In de Brabantse Agenda Wonen zijn realisme en flexibiliteit in de woningbouwplanning en -programmering belangrijke onderwerpen. Het zijn voorwaarden om ook in de (nabije) toekomst in te kunnen spelen op de dynamiek op de woningmarkt, veranderende woonwensen en nieuwe ruimtelijke ontwikkelingen.

10. Veel woningbouw op binnen stedelijke locaties

Van het totale planaanbod voor woningbouw in Brabant heeft 64% betrekking op een binnenstedelijke locatie. Voor de korte termijn (2019 t/m 2023) is liefst 69% van de plancapaciteit voorzien op een inbreidingslocatie. Tussen 2010 en 2019 is van de feitelijke nieuwbouw 71% op inbreidingslocaties gerealiseerd.

Op korte termijn ligt het aandeel ‘inbreiden’ in het planaanbod beduidend hoger dan op de langere termijn. Dat komt omdat veel van de toekomstige inbreidings-, herstructurerings- en transformatielocaties nu nog niet bekend zijn en zich moeilijk laten plannen. Nieuwe binnenstedelijke mogelijkheden doen zich echter ook in de (nabije) toekomst voor; het zijn structurele opgaven. Juist ook om goed op deze kansen in te kunnen spelen is ruimte en flexibiliteit in woningbouwplanning en -programmering nodig.


Vooral in de grote steden (B5) is de laatste jaren veel gebouwd op binnenstedelijke locaties. Daar is ook de eerstkomende vijf jaren een groot deel (bijna 80%) van de woningbouw voorzien op een inbreidingslocaties. Met een inbreidingspercentage van 73% doen de middelgrote steden (M7) daar overigens niet veel voor onder.
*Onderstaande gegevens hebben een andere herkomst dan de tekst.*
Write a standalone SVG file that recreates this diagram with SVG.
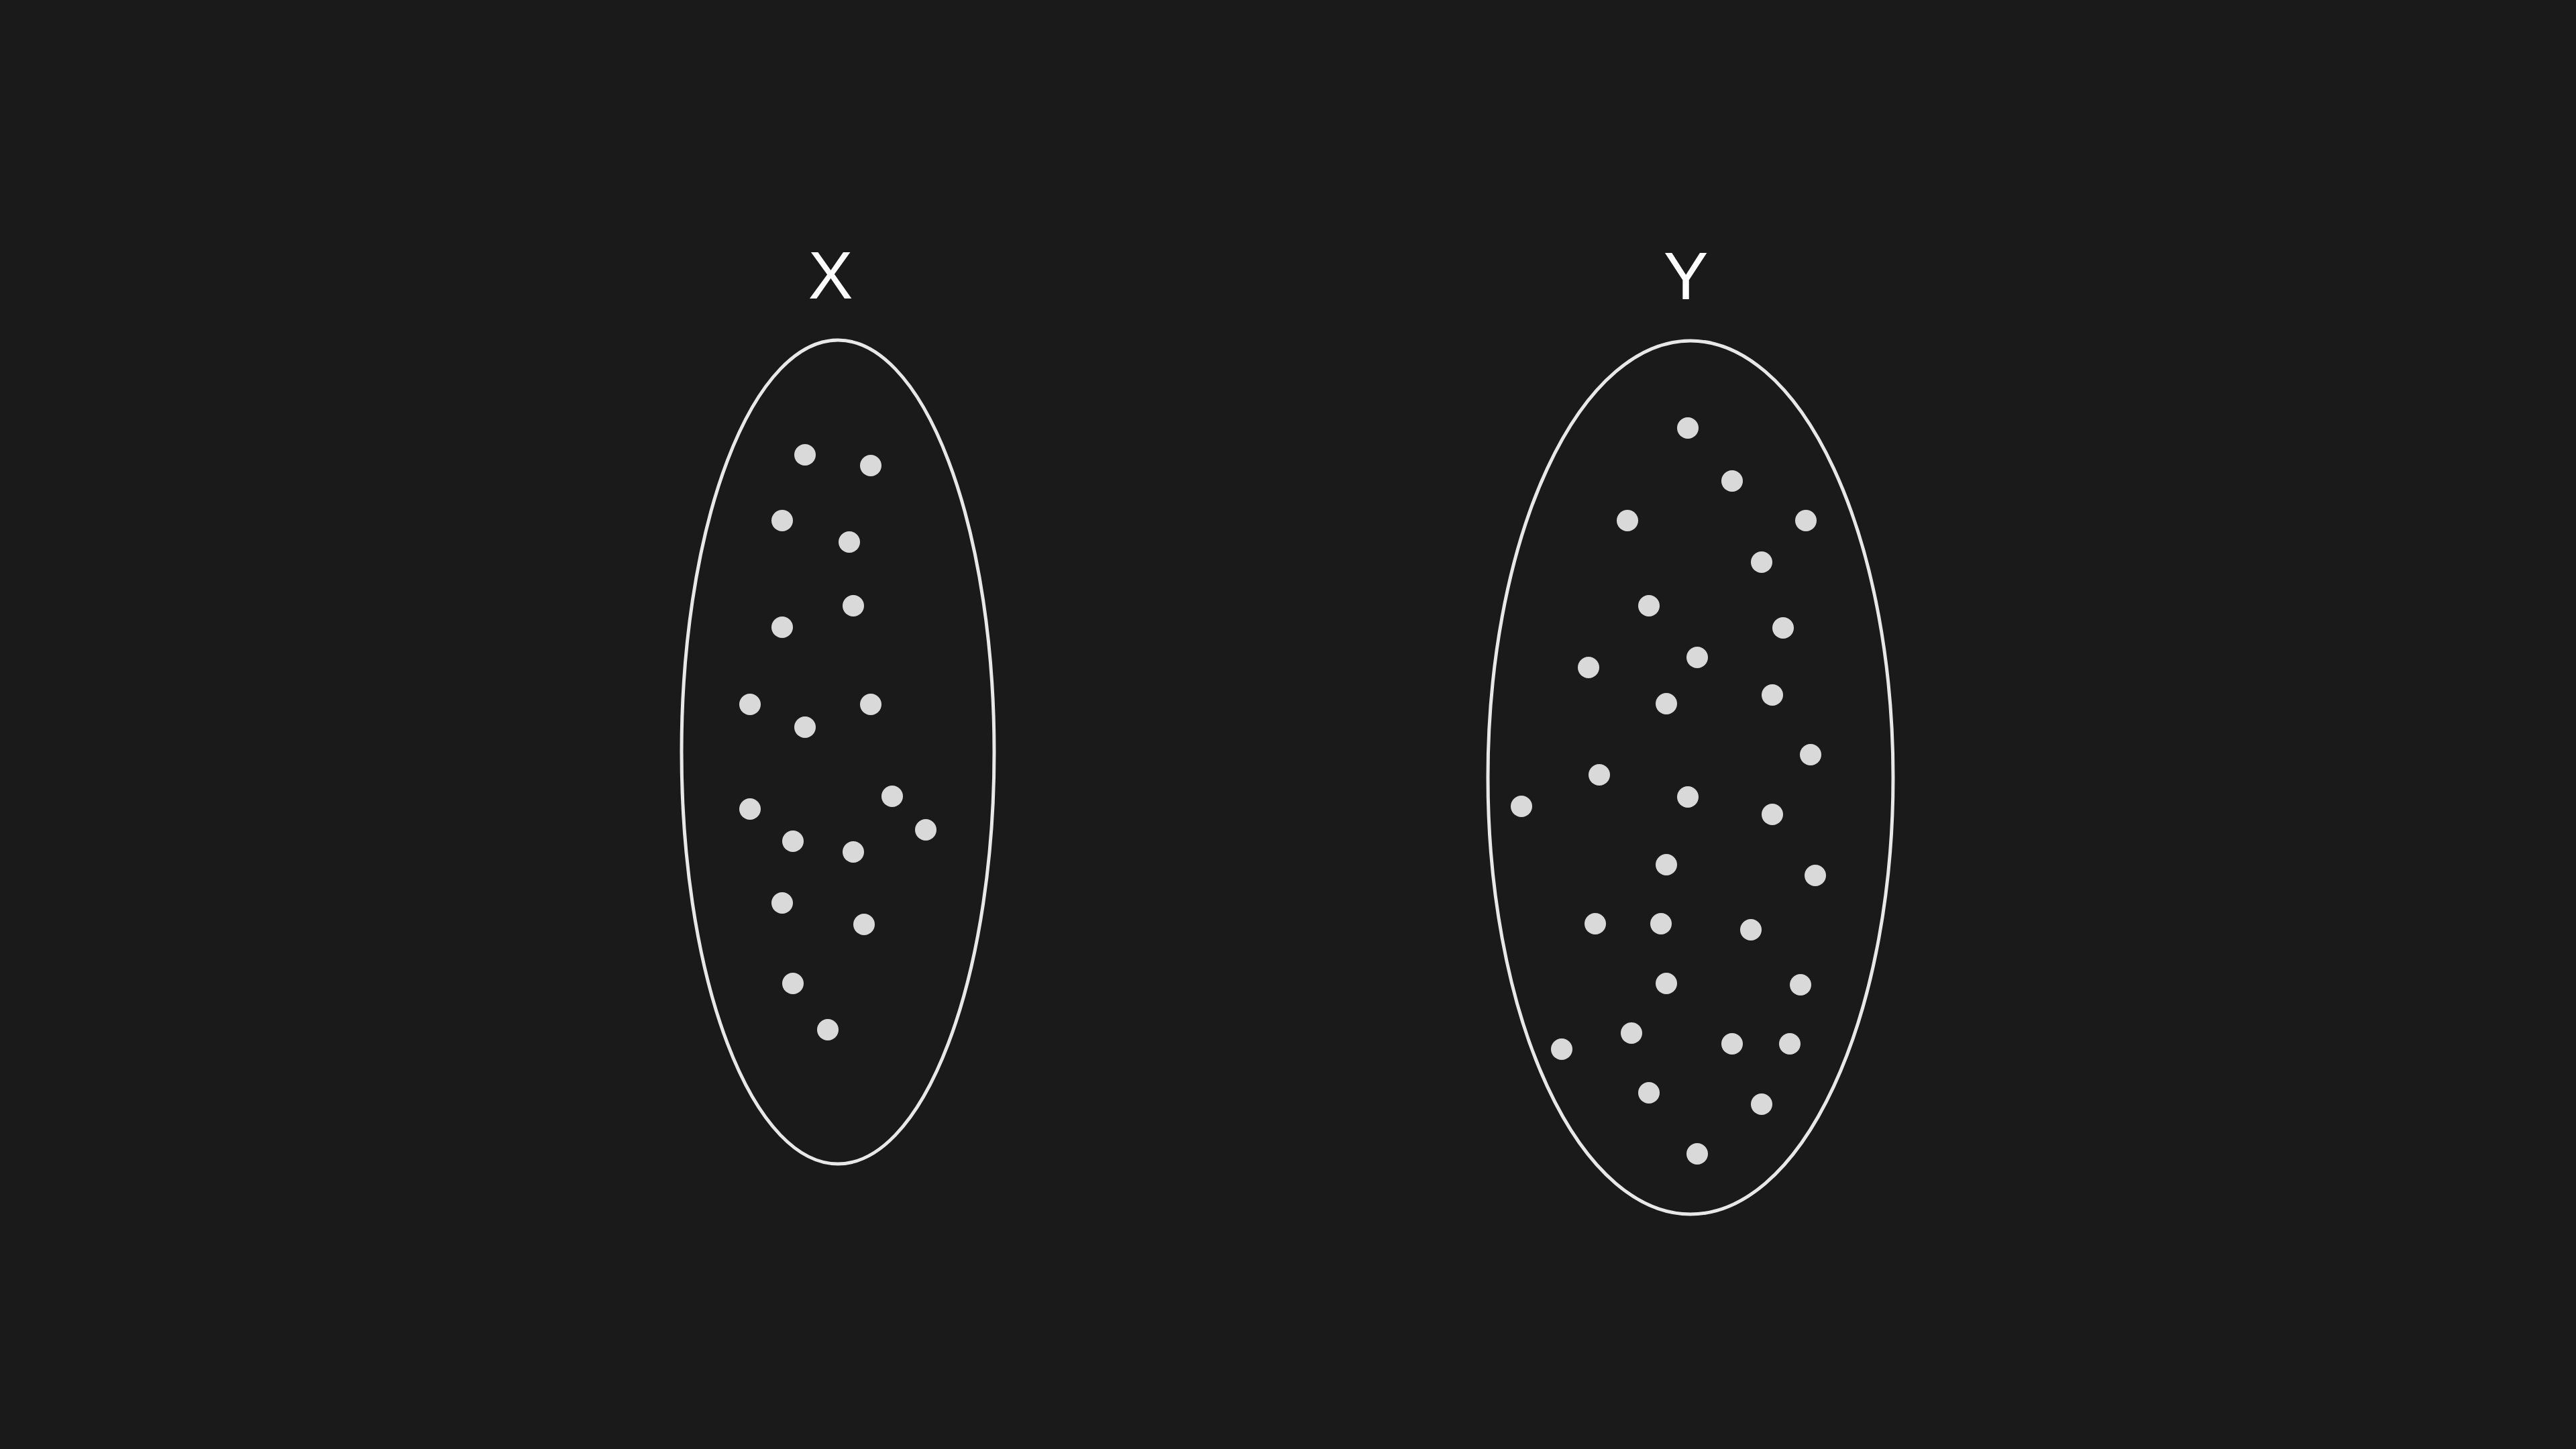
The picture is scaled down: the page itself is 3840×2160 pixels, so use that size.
<svg xmlns="http://www.w3.org/2000/svg" width="3840" height="2160" viewBox="0 0 3840 2160">
<style>
.set{fill:none;stroke:#e8e8e8;stroke-width:5}
.pt{fill:#d9d9d9}
.lbl{font-family:"Liberation Sans","Inter",Arial,sans-serif;font-size:100px;fill:#ffffff;text-anchor:middle}
</style>
<rect x="0" y="0" width="3840" height="2160" fill="#1a1a1a"/>
<g id="set-x">
<text class="lbl" x="1238" y="445">X</text>
<ellipse class="set" cx="1249" cy="1121" rx="233" ry="614"/>
<circle class="pt" cx="1200" cy="678" r="16"/>
<circle class="pt" cx="1298" cy="694" r="16"/>
<circle class="pt" cx="1166" cy="776" r="16"/>
<circle class="pt" cx="1266" cy="808" r="16"/>
<circle class="pt" cx="1272" cy="903" r="16"/>
<circle class="pt" cx="1166" cy="935" r="16"/>
<circle class="pt" cx="1118" cy="1050" r="16"/>
<circle class="pt" cx="1298" cy="1050" r="16"/>
<circle class="pt" cx="1200" cy="1084" r="16"/>
<circle class="pt" cx="1330" cy="1187" r="16"/>
<circle class="pt" cx="1118" cy="1206" r="16"/>
<circle class="pt" cx="1380" cy="1237" r="16"/>
<circle class="pt" cx="1182" cy="1254" r="16"/>
<circle class="pt" cx="1272" cy="1270" r="16"/>
<circle class="pt" cx="1166" cy="1346" r="16"/>
<circle class="pt" cx="1288" cy="1378" r="16"/>
<circle class="pt" cx="1182" cy="1466" r="16"/>
<circle class="pt" cx="1234" cy="1535" r="16"/>
</g>
<g id="set-y">
<text class="lbl" x="2513" y="446">Y</text>
<ellipse class="set" cx="2520" cy="1159" rx="302" ry="651"/>
<circle class="pt" cx="2516" cy="638" r="16"/>
<circle class="pt" cx="2582" cy="717" r="16"/>
<circle class="pt" cx="2426" cy="776" r="16"/>
<circle class="pt" cx="2692" cy="776" r="16"/>
<circle class="pt" cx="2626" cy="838" r="16"/>
<circle class="pt" cx="2458" cy="903" r="16"/>
<circle class="pt" cx="2658" cy="936" r="16"/>
<circle class="pt" cx="2530" cy="980" r="16"/>
<circle class="pt" cx="2368" cy="995" r="16"/>
<circle class="pt" cx="2484" cy="1049" r="16"/>
<circle class="pt" cx="2642" cy="1036" r="16"/>
<circle class="pt" cx="2699" cy="1125" r="16"/>
<circle class="pt" cx="2384" cy="1155" r="16"/>
<circle class="pt" cx="2268" cy="1202" r="16"/>
<circle class="pt" cx="2516" cy="1188" r="16"/>
<circle class="pt" cx="2642" cy="1214" r="16"/>
<circle class="pt" cx="2484" cy="1289" r="16"/>
<circle class="pt" cx="2706" cy="1305" r="16"/>
<circle class="pt" cx="2378" cy="1377" r="16"/>
<circle class="pt" cx="2476" cy="1377" r="16"/>
<circle class="pt" cx="2610" cy="1386" r="16"/>
<circle class="pt" cx="2484" cy="1466" r="16"/>
<circle class="pt" cx="2684" cy="1468" r="16"/>
<circle class="pt" cx="2432" cy="1540" r="16"/>
<circle class="pt" cx="2328" cy="1564" r="16"/>
<circle class="pt" cx="2582" cy="1556" r="16"/>
<circle class="pt" cx="2668" cy="1556" r="16"/>
<circle class="pt" cx="2458" cy="1629" r="16"/>
<circle class="pt" cx="2626" cy="1646" r="16"/>
<circle class="pt" cx="2530" cy="1720" r="16"/>
</g>
</svg>
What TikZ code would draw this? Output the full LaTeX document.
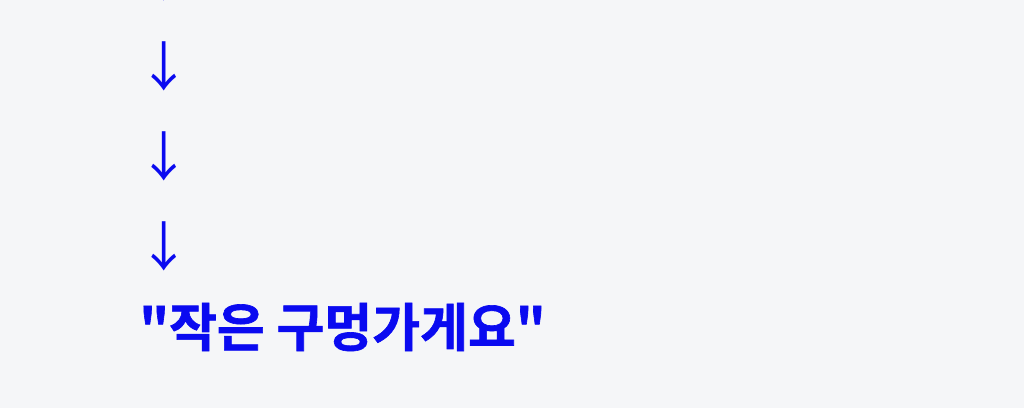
\documentclass[tikz,border=0pt]{standalone}
\usepackage{fontspec}
\newfontfamily\kr{Noto Sans CJK KR}
\newfontfamily\krb[FakeBold=1.2]{Noto Sans CJK KR Bold}
\definecolor{bg}{HTML}{F5F6F8}
\definecolor{ink}{HTML}{0A0AF0}
\begin{document}
\begin{tikzpicture}[x=0.75pt,y=-0.75pt,
  arr/.style={inner sep=0pt,text=ink,font=\kr\fontsize{40}{40}\selectfont},
  title/.style={inner sep=0pt,text=ink,anchor=west,font=\krb\fontsize{39}{42}\selectfont}]
\fill[bg] (0,0) rectangle (1024,408);
\useasboundingbox (0,0) rectangle (1024,408);
\node[arr] (a0) at (164,-24) {↓};
\node[arr] (a1) at (164,66) {↓};
\node[arr] (a2) at (164,156) {↓};
\node[arr] (a3) at (164,246) {↓};
\node[title] (t) at (139,327) {"작은 구멍가게요"};
\end{tikzpicture}
\end{document}
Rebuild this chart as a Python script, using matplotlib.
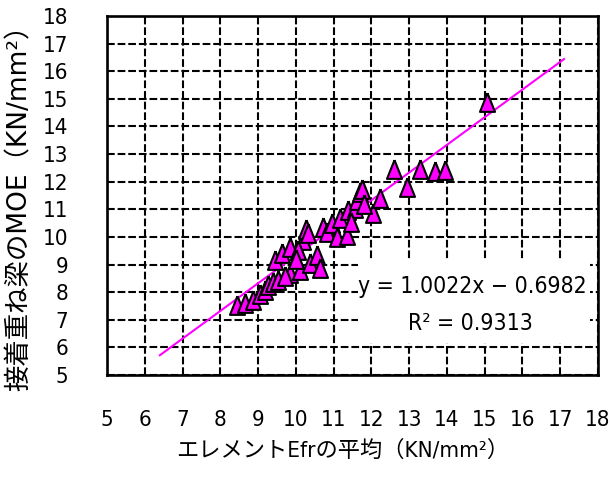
import matplotlib
matplotlib.use("Agg")
import matplotlib.pyplot as plt
import numpy as np
from matplotlib.patches import Rectangle

# element average Efr vs laminated beam MOE (KN/mm2)
efr = [8.44, 8.65, 8.87, 9.05, 9.18, 9.26, 9.40, 9.53, 9.45, 9.63,
       9.85, 9.85, 10.11, 10.19, 10.27, 10.06, 10.32, 10.37, 10.56, 10.64,
       10.72, 10.82, 10.96, 11.09, 11.17, 11.35, 11.38, 11.57, 11.62, 11.70,
       11.75, 12.04, 12.23, 12.59, 12.95, 13.29, 13.68, 13.95, 15.06,
       9.70, 10.00, 11.45, 11.80]
moe = [7.54, 7.61, 7.72, 7.95, 8.08, 8.26, 8.35, 8.44, 9.17, 9.42,
       9.64, 8.70, 8.80, 9.89, 10.29, 9.53, 10.14, 9.06, 9.35, 8.88,
       10.36, 10.18, 10.51, 10.00, 10.69, 10.07, 10.98, 11.05, 11.34, 11.63,
       11.74, 10.87, 11.41, 12.45, 11.80, 12.45, 12.37, 12.43, 14.89,
       8.60, 9.20, 10.55, 11.20]

slope, intercept = 1.0022, -0.6982
r2 = 0.9313
trend_range = [6.4, 17.1]
ticks = list(range(5, 19))

num_font = ["DejaVu Sans"]
jp_font = ["DejaVu Sans", "Noto Sans CJK JP"]
narrow = dict(family=num_font, stretch="condensed")

fig = plt.figure(figsize=(6.10, 4.78), dpi=100)
ax = fig.add_axes([107 / 610, 1 - 375 / 478, 491 / 610, 359 / 478])

ax.set_xlim(5, 18)
ax.set_ylim(5, 18)
ax.set_xticks(ticks)
ax.set_yticks(ticks)
ax.set_axisbelow(True)
ax.grid(True, color="black", linestyle=(0, (3.7, 1.4)), linewidth=1.5)
for s in ax.spines.values():
    s.set_linewidth(1.9)

ax.tick_params(length=0, labelsize=16)
ax.tick_params(axis="y", pad=28)
ax.tick_params(axis="x", pad=25)
for lab in ax.get_xticklabels() + ax.get_yticklabels():
    lab.set_family(num_font)
    lab.set_stretch("condensed")

# white box behind the regression text
ax.add_patch(Rectangle(((358 - 107) / 491, (375 - 343) / 359),
                       (590 - 358) / 491, (343 - 260) / 359,
                       transform=ax.transAxes, facecolor="white",
                       edgecolor="none", zorder=1))

tx = np.array(trend_range)
ax.plot(tx, slope * tx + intercept, color="#FF00FF", linewidth=1.5,
        zorder=3, clip_on=False)

tri = [(0, 1), (-0.8, -1), (0.8, -1), (0, 1)]
ax.plot(efr, moe, linestyle="none", marker=tri, markersize=13.5,
        markerfacecolor="#FF00FF", markeredgecolor="black",
        markeredgewidth=1.5, zorder=4)

ax.text((472 - 107) / 491, (375 - 287) / 359,
        f"y = {slope:.4f}x − {abs(intercept):.4f}",
        transform=ax.transAxes, ha="center", va="center",
        fontsize=16.5, zorder=5, **narrow)
ax.text((470 - 107) / 491, (375 - 323) / 359,
        f"R² = {r2:.4f}",
        transform=ax.transAxes, ha="center", va="center",
        fontsize=16.5, zorder=5, **narrow)

fig.text(343 / 610, 1 - 450 / 478, "エレメントEfrの平均（KN/mm²）",
         ha="center", va="center", fontsize=16, family=jp_font,
         stretch="condensed")
fig.text(20 / 610, 1 - 201 / 478, "接着重ね梁のMOE（KN/mm²）",
         ha="center", va="center", rotation=90, fontsize=19,
         family=jp_font)

fig.savefig("out.png", dpi=100)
Zoals aangegeven in onze Brabantse Agenda Wonen is het binnen een duurzaam verstedelijkingsbeleid van belang om het woningbouwprogramma – nu het nog kan en er de komende jaren nog een flinke bouwopgave ligt – optimaal in te zetten op binnenstedelijke (transformatie)locaties en voor het herbestemmen van leegstaand vastgoed.